Me gusta soñar con el regreso de Colón a los sitios donde estaba su figura atisbando el horizonte. Alguien fantaseó diciendo que habí­a resucitado y lo trajeron a Nueva York. El Almirante se quedó perplejo y exclamó: “¡Cómo estará Macuro!”. ¡Macuro…, pobre pueblo del estado Sucre, primer lugar continental que los españoles pisaron en el tercer viaje de Colón! Don Cristóbal no descendió, se limitó a costear en su nave esa costa que el mismo llamó Tierra de Gracia. Le pareció el Paraí­so. Quizás la ausencia de la huella del Descubridor dejó pasmado a Macuro. Tal vez hoy es menos de lo que fue ayer.

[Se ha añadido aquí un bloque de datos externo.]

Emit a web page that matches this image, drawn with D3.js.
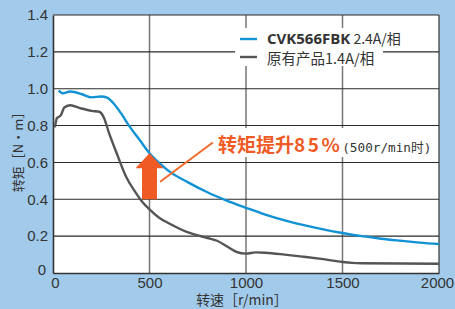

El Dí­a de la Raza me ha servido para reflexionar, criticar, meterme un poco en la historia y dejar suelta mi fantasí­a. Quisiera que ésta me ayudara a imaginar un continente americano mejor, orgulloso de su origen y su realidad.  Los diversos paí­ses, con su identidad propia, estamos ligado por lo que nos dejó la Madre Patria en común: una lengua, una religión, una manera de ser y padecer.  Los del norte nos llaman, con cierto tonito peyorativo, “latinos”, pero nosotros, con orgullo de raza, bien podemos llamarnos “iberoamericanos”.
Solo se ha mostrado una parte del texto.